By my calculations Capcom has made approximately 12 gazillion Street Fighter games (give or take a gazillion or two). Coming up with new characters for that many games can’t be easy, especially when the line between “what the hell where they thinking?” and “classic character!” is so narrow in the Street Fighter universe. I mean, everyone loves Blanka, right? The green guy who gained shock-powers by wrestling electric eels in the Amazon River? In a world where Blanka is a beloved fighter, all concept of good and bad character design starts to seem pretty murky.

That said, Capcom has still managed to produce a number of characters that stand out as pretty obvious duds. Here are 10 of the worst…

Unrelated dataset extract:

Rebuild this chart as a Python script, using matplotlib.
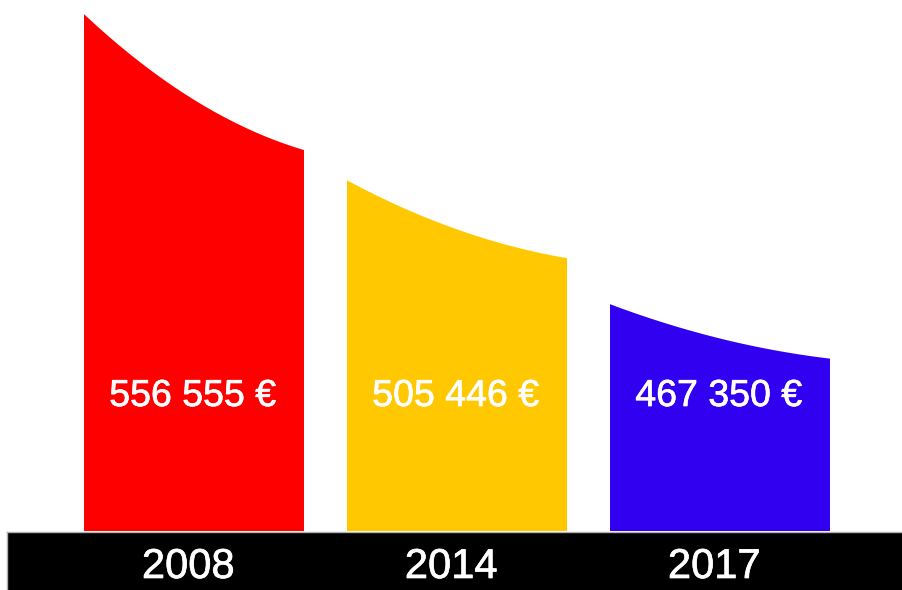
import numpy as np
import matplotlib
matplotlib.use("Agg")
import matplotlib.pyplot as plt
import matplotlib.patheffects as pe
from matplotlib.transforms import blended_transform_factory

# ---- data ----
years = ["2008", "2014", "2017"]
values = [556555, 505446, 467350]
value_labels = ["556 555 €", "505 446 €", "467 350 €"]

# ---- style ----
colors = ["#FF0000", "#FFC800", "#3200F0"]
taper = [0.737, 0.778, 0.76]       # right-edge height as fraction of left-edge height
BASE, YTOP = 397600, 560900
BAR_W = 220 / 263
CURVE_C = 0.76

plt.rcParams['font.family'] = ['Liberation Sans', 'DejaVu Sans']

W, H = 902, 590
fig = plt.figure(figsize=(W / 100, H / 100), dpi=100)
fig.patch.set_facecolor("white")

ax = fig.add_axes([0, 59 / H, 1, 531 / H])
ax.set_xlim(-194 / 263, (W - 194) / 263)
ax.set_ylim(BASE, YTOP)
ax.axis("off")

t = np.linspace(0, 1, 200)
f = 2 * t * (1 - t) * CURVE_C + t ** 2
for i, (v, c, tp) in enumerate(zip(values, colors, taper)):
    x0, x1 = i - BAR_W / 2, i + BAR_W / 2
    y_left = v
    y_right = BASE + (v - BASE) * tp
    xs_top = x0 + (x1 - x0) * t
    ys_top = y_left + (y_right - y_left) * f
    xs = np.concatenate([[x0], xs_top, [x1, x0]])
    ys = np.concatenate([[BASE], ys_top, [BASE, BASE]])
    ax.fill(xs, ys, color=c, lw=0)

thick = [pe.withStroke(linewidth=0.5, foreground="white")]

tr_val = blended_transform_factory(ax.transData, ax.transAxes)
for i, lab in enumerate(value_labels):
    ax.text(i - 0.005, (531 - 406) / 531, lab, transform=tr_val, ha="center", va="baseline",
            color="white", fontsize=27, path_effects=thick)

band = fig.add_axes([7 / W, 0, (W - 7) / W, 58 / H])
band.set_facecolor("black")
band.set_xticks([]); band.set_yticks([])
for s in band.spines.values():
    s.set_color("#b0b0b0"); s.set_linewidth(1)
band.spines["bottom"].set_visible(False)
band.spines["right"].set_visible(False)

tr_year = blended_transform_factory(ax.transData, band.transAxes)
for i, yr in enumerate(years):
    fig.text(i - 0.022, (590 - 578) / 58, yr, transform=tr_year, ha="center", va="baseline",
             color="white", fontsize=30, path_effects=thick)

fig.savefig("out.png", dpi=100, facecolor="white")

Birdie first appeared in the original 1987 Street Fighter as a fairly generic street thug character. They would eventually revive him in Street Fighter Alpha 2 and turn him into…this. I’m really not sure what I’m looking at here — he just doesn’t make any visual sense. Is that a slice of Swiss cheese on his head? What’s with the pointed genie boots? Why is his head the size of a tennis ball? So many questions.

Rainbow Mika is a bubbling hot mess of conflicting fetishes all rolled into one ridiculous character. I can’t help but be embarrassed every time I look at her, because I get the strong sense whoever created her did so with one hand below his desk.